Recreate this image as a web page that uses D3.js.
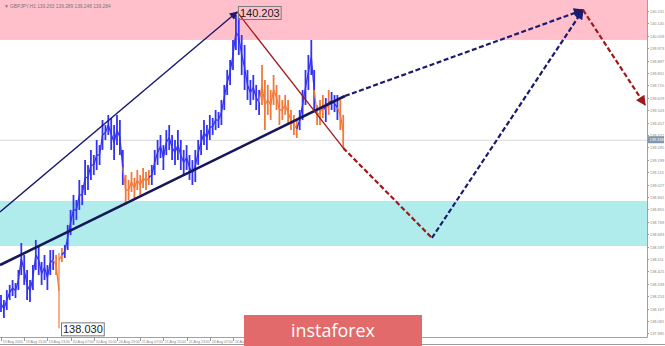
<!DOCTYPE html>
<html><head><meta charset="utf-8">
<script src="https://cdn.jsdelivr.net/npm/d3@7"></script>
<style>html,body{margin:0;padding:0;background:#fff;overflow:hidden}svg{display:block}</style>
</head><body>
<script>
// ---- data ----
const symbolHeader = "\u25BC GBPJPY,H1  139.263 139.289 139.248 139.284";
const barHigh = [138.261,138.227,138.296,138.331,138.365,138.344,138.435,138.622,138.539,138.435,
138.365,138.469,138.643,138.608,138.490,138.539,138.469,138.573,138.573,138.539,
138.552,138.587,138.608,138.747,138.851,138.955,138.920,139.059,139.024,139.197,
139.163,139.267,139.232,139.336,139.301,139.475,139.440,139.510,139.489,139.440,
139.510,139.475,139.267,139.093,139.059,139.114,139.073,139.128,139.093,139.142,
139.114,139.128,139.163,139.267,139.336,139.371,139.301,139.405,139.440,139.371,
139.336,139.405,139.336,139.267,139.301,139.232,139.197,139.267,139.336,139.405,
139.475,139.440,139.510,139.489,139.544,139.530,139.614,139.718,139.822,139.891,
140.030,140.203,140.182,140.064,139.995,139.822,139.752,139.787,139.718,139.683,
139.856,139.752,139.718,139.683,139.787,139.718,139.648,139.614,139.648,139.614,
139.544,139.510,139.475,139.544,139.683,139.822,139.926,140.030,139.822,139.579,
139.614,139.648,139.627,139.683,139.669,139.648,139.648,139.614,139.510];
const barLow = [138.143,138.102,138.157,138.227,138.254,138.240,138.296,138.400,138.331,138.227,
138.213,138.296,138.435,138.400,138.331,138.365,138.296,138.400,138.435,138.400,
138.030,138.490,138.518,138.573,138.677,138.747,138.781,138.851,138.885,138.955,
138.989,139.059,139.093,139.128,139.163,139.267,139.336,139.371,139.267,139.197,
139.301,139.232,139.024,138.885,138.920,138.975,138.934,138.989,138.955,139.003,
138.989,139.024,139.024,139.093,139.163,139.211,139.128,139.232,139.267,139.197,
139.163,139.197,139.128,139.093,139.128,139.059,139.024,139.045,139.163,139.232,
139.301,139.267,139.336,139.371,139.405,139.419,139.440,139.544,139.648,139.718,
139.822,139.960,139.926,139.787,139.683,139.614,139.579,139.614,139.544,139.510,
139.579,139.405,139.510,139.475,139.579,139.544,139.440,139.475,139.510,139.440,
139.405,139.371,139.350,139.405,139.475,139.579,139.683,139.787,139.544,139.440,
139.440,139.489,139.461,139.510,139.544,139.530,139.475,139.405,139.281];
// 0 = impulse (blue), 1 = correction (orange)
const barWave = [0,0,0,0,0,0,0,0,0,0, 0,0,0,0,0,0,0,0,0,1,
1,1,0,0,0,0,0,0,0,0, 0,0,0,0,0,0,0,0,0,0,
0,0,0,1,1,1,1,1,1,1, 1,1,0,0,0,0,0,0,0,0,
0,0,0,0,0,0,0,0,0,0, 0,0,0,0,0,0,0,0,0,0,
0,0,0,0,0,0,0,0,0,0, 1,1,1,1,1,1,1,1,1,1,
1,1,1,0,0,0,0,0,0,1, 1,1,0,1,0,0,0,1,1];
// visible time labels (the rest lie under the logo)
const timeLabels = ["19 Aug 2020","19 Aug 15:00","19 Aug 23:00","20 Aug 07:00","20 Aug 15:00",
"20 Aug 23:00","21 Aug 07:00","21 Aug 15:00","21 Aug 23:00","24 Aug 07:00","24 Aug 15:00"];
const priceTicks = [140.231,140.145,140.059,139.973,139.887,139.801,139.715,139.629,139.543,139.457,
139.371,139.285,139.199,139.113,139.027,138.941,138.855,138.769,138.683,138.597,138.511,138.425,
138.339,138.253,138.167,138.081,137.995];
const lastPrice = 139.338;
const resistanceZone = [140.030, 140.40];
const supportZone = [138.601, 138.913];
const highLabel = {i: 81, p: 140.203, text: "140.203"};
const lowLabel = {i: 20, p: 138.030, text: "138.030"};
// wave annotations: bar index (future allowed) and price
const impulseArrow = [[-0.34,138.837],[81.4,140.224]];
const trendSolid = [[-0.34,138.469],[118.6,139.641]];
const trendProj = [[118.6,139.641],[200.7,140.238]];
const corrSolid = [[81.4,140.224],[118,139.281]];
const corrProj = [[118,139.281],[148.6,138.657]];
const upProj = [[148.6,138.657],[200.7,140.238]];
const downProj = [[200.7,140.238],[222.1,139.579]];

// ---- layout ----
const W = 665, H = 346;
const plotR = 647, plotB = 337;
const x = d3.scaleLinear().domain([0, 118]).range([1, 343.2]);
const y = d3.scaleLinear().domain([137.963, 140.307]).range([338, 0]);

const svg = d3.select("body").append("svg").attr("width", W).attr("height", H)
  .style("font-family", "'Liberation Sans', Arial, sans-serif");

const defs = svg.append("defs");
defs.append("clipPath").attr("id","plot").append("rect").attr("x",0).attr("y",0).attr("width",plotR).attr("height",plotB);
function marker(id, color, w, h){
  defs.append("marker").attr("id", id).attr("viewBox","0 0 10 10").attr("refX",9).attr("refY",5)
    .attr("markerWidth", w).attr("markerHeight", h).attr("markerUnits","userSpaceOnUse").attr("orient","auto")
    .append("path").attr("d","M0,0L10,5L0,10Z").attr("fill", color);
}
marker("arNavy", "#1a1a70", 9, 8);
marker("arNavyBig", "#1a1a70", 12, 10);
marker("arRed", "#a01818", 12, 10);

svg.append("rect").attr("width", W).attr("height", H).attr("fill", "#fff");
const g = svg.append("g").attr("clip-path","url(#plot)");

// zones
g.append("rect").attr("x",0).attr("width",plotR)
  .attr("y", y(resistanceZone[1])).attr("height", y(resistanceZone[0]) - y(resistanceZone[1]))
  .attr("fill", "#ffc0cb");
g.append("rect").attr("x",0).attr("width",plotR)
  .attr("y", y(supportZone[1])).attr("height", y(supportZone[0]) - y(supportZone[1]))
  .attr("fill", "#b0ecec");

// last price line
g.append("line").attr("x1",0).attr("x2",plotR).attr("y1",y(lastPrice)+0.5).attr("y2",y(lastPrice)+0.5)
  .attr("stroke","#d8d8d8").attr("stroke-width",1);

// header
svg.append("text").attr("x",4).attr("y",8).attr("font-size",4.8).attr("fill","#777").text(symbolHeader);

// bars
const colors = ["#3434f0", "#f07a3c"];
g.selectAll("line.bar").data(barHigh).enter().append("line").attr("class","bar")
  .attr("x1",(d,i)=>x(i)).attr("x2",(d,i)=>x(i))
  .attr("y1",d=>y(d)).attr("y2",(d,i)=>y(barLow[i]))
  .attr("stroke",(d,i)=>colors[barWave[i]]).attr("stroke-width",(d,i)=> i===20 ? 1.2 : 1.8);
g.selectAll("line.conn").data(barHigh.slice(1)).enter().append("line").attr("class","conn")
  .attr("x1",(d,i)=>x(i)).attr("x2",(d,i)=>x(i+1))
  .attr("y1",(d,i)=>y(i===20? barHigh[i]-0.05 : (barHigh[i]+barLow[i])/2)).attr("y2",(d,i)=>y((barHigh[i+1]+barLow[i+1])/2))
  .attr("stroke",(d,i)=>colors[barWave[i+1]]).attr("stroke-width",1.3);

// annotation lines
const lineGen = d3.line().x(d=>x(d[0])).y(d=>y(d[1]));
function draw(pts, color, w, dash, mk){
  const p = g.append("path").attr("d", lineGen(pts)).attr("fill","none")
    .attr("stroke", color).attr("stroke-width", w);
  if (dash) p.attr("stroke-dasharray", dash);
  if (mk) p.attr("marker-end", "url(#"+mk+")");
  return p;
}
draw(trendSolid, "#16165a", 2.6);
draw(trendProj, "#1a1a70", 2.2, "5,2.5", "arNavyBig");
draw(impulseArrow, "#1a1a70", 1.4, null, "arNavy");
draw(corrSolid, "#a01818", 1.3);
draw(corrProj, "#a01818", 2.2, "5,2.5");
draw(upProj, "#1a1a70", 2.2, "5,2.5", "arNavyBig");
draw(downProj, "#a01818", 2.2, "5,2.5", "arRed");

// value labels
function valLabel(lbl, dx, dy){
  const tx = x(lbl.i) + dx, ty = y(lbl.p) + dy;
  const t = svg.append("text").attr("x", tx).attr("y", ty).attr("font-size", 11).attr("fill", "#1a1a1a").text(lbl.text);
  const bb = t.node().getBBox();
  svg.insert("rect", "text").attr("x", bb.x-1.5).attr("y", bb.y-0.5).attr("width", bb.width+3).attr("height", bb.height+1)
    .attr("fill","none").attr("stroke","#7a7a7a").attr("stroke-width",1);
  svg.node().appendChild(t.node());
}
valLabel(highLabel, 4, 2);
valLabel(lowLabel, 4, 5);

// right axis
svg.append("line").attr("x1",plotR+0.5).attr("x2",plotR+0.5).attr("y1",0).attr("y2",plotB+0.5).attr("stroke","#a0a0a0");
const ya = svg.append("g");
priceTicks.forEach(v=>{
  const yy = Math.round(y(v)) + 0.5;
  ya.append("line").attr("x1",plotR).attr("x2",plotR+2).attr("y1",yy).attr("y2",yy).attr("stroke","#999");
  ya.append("text").attr("x",plotR+3).attr("y",yy+1.5).attr("font-size",3.9).attr("fill","#888").text(v.toFixed(3));
});
const lpY = y(lastPrice);
svg.append("rect").attr("x",plotR+1).attr("y",lpY-3.5).attr("width",16).attr("height",7).attr("fill","#8496ae");
svg.append("text").attr("x",plotR+2.5).attr("y",lpY+1.5).attr("font-size",3.9).attr("fill","#fff").text(lastPrice.toFixed(3));

// bottom axis
svg.append("line").attr("x1",0).attr("x2",plotR+0.5).attr("y1",plotB+0.5).attr("y2",plotB+0.5).attr("stroke","#a0a0a0");
timeLabels.forEach((t,k)=>{
  const xx = Math.round(x(k*8)) + 0.5;
  svg.append("line").attr("x1",xx).attr("x2",xx).attr("y1",plotB).attr("y2",plotB+4).attr("stroke","#999");
  svg.append("text").attr("x",xx+1.2).attr("y",plotB+5.5).attr("font-size",3.6).attr("fill","#888").text(t);
});
svg.append("line").attr("x1",0).attr("x2",W).attr("y1",H-1.5).attr("y2",H-1.5).attr("stroke","#9a9a9a");

// logo
svg.append("rect").attr("x",244).attr("y",315).attr("width",178).attr("height",32).attr("fill","#e36a6a");
const logo = svg.append("text").attr("x",333).attr("y",337).attr("text-anchor","middle")
  .attr("font-family","'Open Sans', sans-serif").attr("font-size",20).attr("fill","#fff").text("instaforex");
const lw = logo.node().getComputedTextLength();
logo.attr("font-size", 20 * 84 / lw);
</script>
</body></html>
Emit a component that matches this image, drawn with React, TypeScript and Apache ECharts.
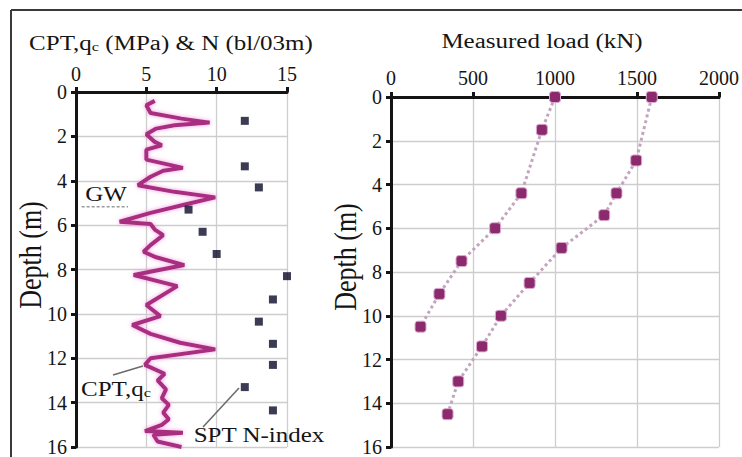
import React, { useEffect, useRef } from "react";
import * as echarts from "echarts";

// CPT cone resistance trace (MPa) vs depth (m)
const cptDepth = [0.4, 0.6, 0.95, 1.2, 1.38, 1.5, 1.65, 1.9, 2.25, 2.4, 2.6, 3.05, 3.42, 3.55, 3.82, 4.2, 4.5, 4.75, 5.05, 5.45, 5.85, 5.95, 6.2, 6.45, 6.9, 7.2, 7.45, 7.8, 8.25, 8.75, 9.6, 10.1, 10.5, 10.9, 11.3, 11.6, 12.0, 12.3, 12.7, 13.0, 13.4, 13.8, 14.1, 14.45, 14.75, 15.0, 15.28, 15.36, 15.45, 15.75, 16.0];
const cptQc = [5.6, 5.0, 5.3, 7.5, 9.5, 7.0, 5.7, 5.0, 5.6, 6.1, 5.0, 5.0, 7.6, 6.2, 5.3, 4.4, 7.0, 9.9, 7.9, 5.3, 3.1, 5.3, 5.6, 6.2, 5.3, 4.8, 5.7, 7.7, 4.1, 7.2, 5.0, 6.0, 4.0, 5.3, 7.4, 9.9, 5.3, 4.9, 6.3, 5.8, 6.4, 6.1, 6.6, 6.2, 6.6, 6.1, 4.9, 7.6, 5.5, 5.8, 7.5];

// SPT N-index
const sptDepth = [1.3, 3.35, 4.3, 5.3, 6.3, 7.3, 8.3, 9.35, 10.35, 11.35, 12.3, 13.3, 14.35];
const sptN = [12, 12, 13, 8, 9, 10, 15, 14, 13, 14, 14, 12, 14];

// Piles (drawn beside the CPT panel)
const pileX = [16.4, 17.6];
const pileLength = [10.9, 14.9];

// Ground water level
const gwDepth = 5.17;
const gwQcRange = [0.4, 3.7];

// Measured load profiles
const loadDepthA = [0, 1.5, 4.4, 6, 7.5, 9, 10.5];
const loadA = [1000, 920, 795, 635, 430, 295, 180];
const loadDepthB = [0, 2.9, 4.4, 5.4, 6.9, 8.5, 10, 11.4, 13, 14.5];
const loadB = [1590, 1495, 1375, 1300, 1040, 845, 670, 555, 410, 345];

// Tick values
const qcTickValues = [0, 5, 10, 15];
const loadTickValues = [0, 500, 1000, 1500, 2000];
const depthTickValues = [0, 2, 4, 6, 8, 10, 12, 14, 16];

const FONT = "Liberation Serif";
const TXT = "#151515";

function makeAxis(extra: any, ticks: number[], margin: number) {
  return {
    type: "value",
    min: ticks[0],
    max: ticks[ticks.length - 1],
    interval: ticks[1] - ticks[0],
    ...extra,
    axisLine: { show: true, onZero: false, lineStyle: { color: "#141414", width: 3 } },
    axisTick: { show: true, inside: false, length: 5, lineStyle: { color: "#141414", width: 3 } },
    splitLine: { show: true, lineStyle: { color: "#cdcdcd", width: 1.3 } },
    axisLabel: {
      show: true,
      fontFamily: FONT,
      fontSize: 20,
      color: TXT,
      margin,
      formatter: (v: number) => String(v),
    },
  };
}

function App() {
  const ref = useRef<HTMLDivElement>(null);
  useEffect(() => {
    document.body.style.margin = "0";
    if (!ref.current) return;
    const chart = echarts.init(ref.current, null, { renderer: "svg" });

    const titleText = (x: number, y: number, text: string, rich?: any, rot = 0) => ({
      type: "text",
      x,
      y,
      rotation: rot,
      scaleX: rot ? 1 : 1.25,
      scaleY: rot ? 1.2 : 1,
      z: 5,
      style: {
        text,
        fontFamily: FONT,
        fontSize: rot ? 26 : 20,
        fill: TXT,
        align: "center",
        verticalAlign: "middle",
        rich,
      },
    });
    const subRich = {
      a: { fontFamily: FONT, fontSize: 20, fill: TXT, verticalAlign: "bottom", lineHeight: 22 },
      b: { fontFamily: FONT, fontSize: 13, fill: TXT, verticalAlign: "bottom", lineHeight: 20 },
    };

    const option: any = {
      animation: false,
      backgroundColor: "#fff",
      textStyle: { fontFamily: FONT },
      grid: [
        { left: 76, top: 92, width: 211, height: 356 },
        { left: 391, top: 97, width: 329, height: 353 },
      ],
      xAxis: [
        makeAxis({ gridIndex: 0, position: "top" }, qcTickValues, 8),
        makeAxis({ gridIndex: 1, position: "top" }, loadTickValues, 9),
      ],
      yAxis: [
        makeAxis({ gridIndex: 0, inverse: true }, depthTickValues, 9),
        makeAxis({ gridIndex: 1, inverse: true }, depthTickValues, 9),
      ],
      series: [
        {
          type: "line",
          xAxisIndex: 0,
          yAxisIndex: 0,
          data: gwQcRange.map((q) => [q, gwDepth]),
          symbol: "none",
          lineStyle: { color: "#9a9a9a", width: 1.5, type: [3, 2] },
          z: 2,
        },
        {
          type: "line",
          xAxisIndex: 0,
          yAxisIndex: 0,
          data: cptQc.map((q, i) => [q, cptDepth[i]]),
          symbol: "none",
          lineStyle: { color: "#a82f80", width: 4, shadowColor: "rgba(240,130,215,0.8)", shadowBlur: 4 },
          z: 3,
        },
        {
          type: "scatter",
          xAxisIndex: 0,
          yAxisIndex: 0,
          data: sptN.map((n, i) => [n, sptDepth[i]]),
          symbol: "rect",
          symbolSize: 8,
          itemStyle: { color: "#0a0a28" },
          z: 4,
        },
        ...pileX.map((x, i) => ({
          type: "line",
          xAxisIndex: 0,
          yAxisIndex: 0,
          clip: false,
          data: [
            [x, 0],
            [x, pileLength[i]],
          ],
          symbol: "none",
          lineStyle: { color: "#808080", width: 7, cap: "butt" },
        })),
        ...[
          [loadA, loadDepthA],
          [loadB, loadDepthB],
        ].map(([loads, depths]) => ({
          type: "line",
          xAxisIndex: 1,
          yAxisIndex: 1,
          data: loads.map((l, i) => [l, depths[i]]),
          symbol: "roundRect",
          symbolSize: 11,
          clip: false,
          lineStyle: { color: "#c2a6bf", width: 3, type: "dotted" },
          itemStyle: { color: "#8b2a6d", borderColor: "#dcaad2", borderWidth: 1 },
          z: 3,
        })),
      ],
      graphic: [
        { type: "line", shape: { x1: 11, y1: 10, x2: 742, y2: 10 }, style: { stroke: "#3a3a3a", lineWidth: 2 } },
        { type: "line", shape: { x1: 11, y1: 10, x2: 11, y2: 457 }, style: { stroke: "#3a3a3a", lineWidth: 2 } },
        titleText(171, 42, "{a|CPT,q}{b|c}{a| (MPa) & N (bl/03m)}", subRich),
        titleText(542, 41, "Measured load (kN)"),
        titleText(30, 255, "Depth (m)", undefined, Math.PI / 2),
        titleText(345, 257, "Depth (m)", undefined, Math.PI / 2),
        titleText(106, 194, "GW"),
        titleText(116, 388, "{a|CPT,q}{b|c}", subRich),
        titleText(259, 435, "SPT N-index"),
        { type: "line", z: 5, shape: { x1: 113, y1: 375, x2: 143, y2: 366 }, style: { stroke: "#6a6a6a", lineWidth: 1.5 } },
        { type: "line", z: 5, shape: { x1: 203, y1: 427, x2: 239, y2: 388 }, style: { stroke: "#6a6a6a", lineWidth: 1.5 } },
      ],
    };
    chart.setOption(option);
    return () => chart.dispose();
  }, []);
  return <div ref={ref} style={{ width: 742, height: 457, background: "#fff" }} />;
}

export default App;
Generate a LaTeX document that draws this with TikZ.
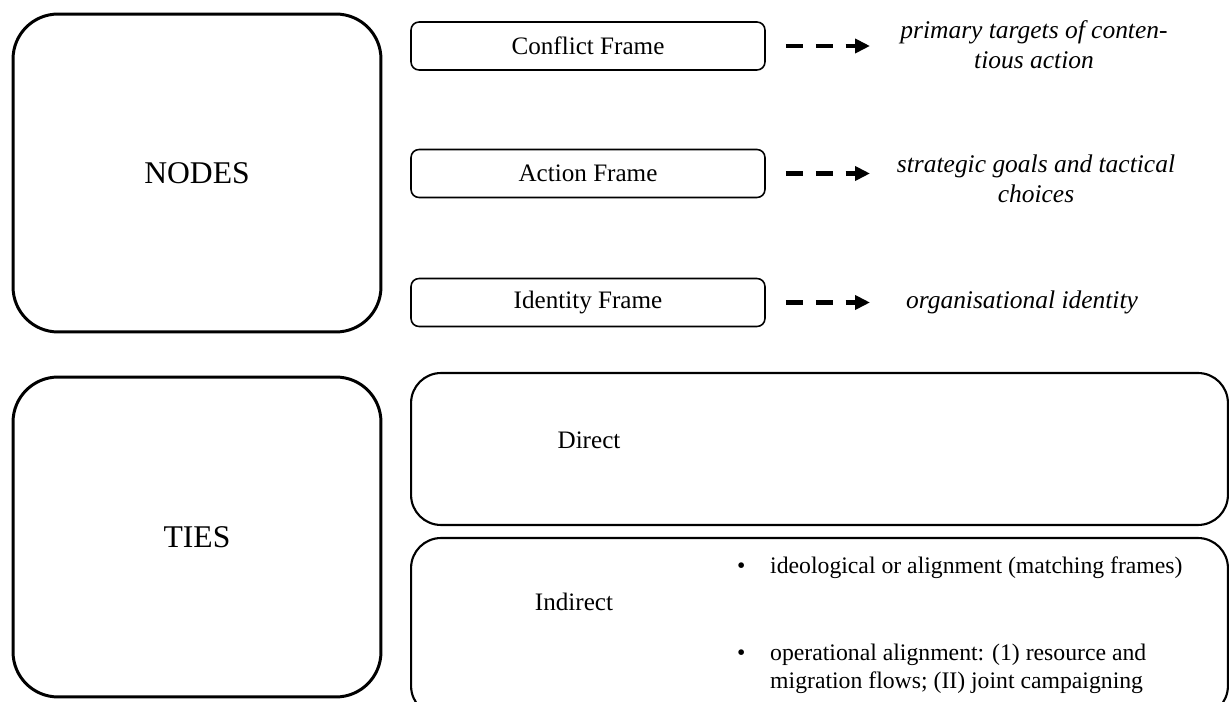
\documentclass[tikz,border=0pt]{standalone}
\usepackage{fontspec}
\setmainfont{Liberation Serif}
\usetikzlibrary{arrows.meta}

\begin{document}
\begin{tikzpicture}[x=0.02cm, y=-0.02cm,
    bigbox/.style={draw, line width=1.7pt, rounded corners=0.9cm, minimum width=7.36cm, font=\fontsize{18}{21}\selectfont},
    framebox/.style={draw, line width=0.9pt, rounded corners=0.16cm, minimum width=7.08cm, minimum height=0.96cm, font=\fontsize{14.3}{17}\selectfont},
    tiebox/.style={draw, line width=1.2pt, rounded corners=0.6cm, minimum width=16.34cm},
    meaning/.style={align=center, font=\fontsize{14.5}{17}\selectfont\itshape},
    plain/.style={font=\fontsize{14.3}{17}\selectfont},
    item/.style={anchor=west, align=left, font=\fontsize{13.5}{15.9}\selectfont},
    dasharrow/.style={line width=2.3pt, dash pattern=on 0.34cm off 0.26cm, shorten <=0.4cm, -{Triangle[length=0.3cm, width=0.28cm]}}]
      \useasboundingbox (0,0) rectangle (1231,702);
      \clip (0,0) rectangle (1231,702);

      \node[bigbox, minimum height=6.36cm] (nodes) at (197,173) {NODES};
      \node[bigbox, minimum height=6.4cm] (ties) at (197,537) {TIES};

      \node[framebox] (cf) at (588,46) {Conflict Frame};
      \node[framebox] (af) at (588,173.5) {Action Frame};
      \node[framebox] (idf) at (588,302.5) {Identity Frame};

      \node[meaning] (cft) at (1034,45) {primary targets of conten-\\tious action};
      \node[meaning] (aft) at (1036,179) {strategic goals and tactical\\choices};
      \node[meaning] (idft) at (1022,302.5) {organisational identity};

      \coordinate (tip) at (870,0);
      \draw[dasharrow] (cf.east) -- (cf.east -| tip);
      \draw[dasharrow] (af.east) -- (af.east -| tip);
      \draw[dasharrow] (idf.east) -- (idf.east -| tip);

      \node[tiebox, minimum height=3.04cm] (dir) at (819.5,449) {};
      \node[plain] (dirl) at (589,440) {Direct};

      \node[tiebox, minimum height=3.56cm] (ind) at (819.5,627) {};
      \node[plain] (indl) at (574,602) {Indirect};
      \node[item] (b1) at (731,568) {\textbullet};
      \node[item] (i1) at (764,568) {ideological or alignment (matching frames)};
      \node[item] (b2) at (731,655) {\textbullet};
      \node[item] (i2) at (764,669) {operational alignment: (1) resource and\\migration flows; (II) joint campaigning};
    \end{tikzpicture}
\end{document}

■ ■ ■ ■

> **Work to be completed**
Nothing but the lines from the one with "Emit a component" through the one with "import * as" is to be copied, exactly and ends included. Leave pictures out.

> **Solution to this task**
Emit a component that matches this image, drawn with React, TypeScript and Apache ECharts.
import React, { useEffect, useRef } from "react";
import * as echarts from "echarts";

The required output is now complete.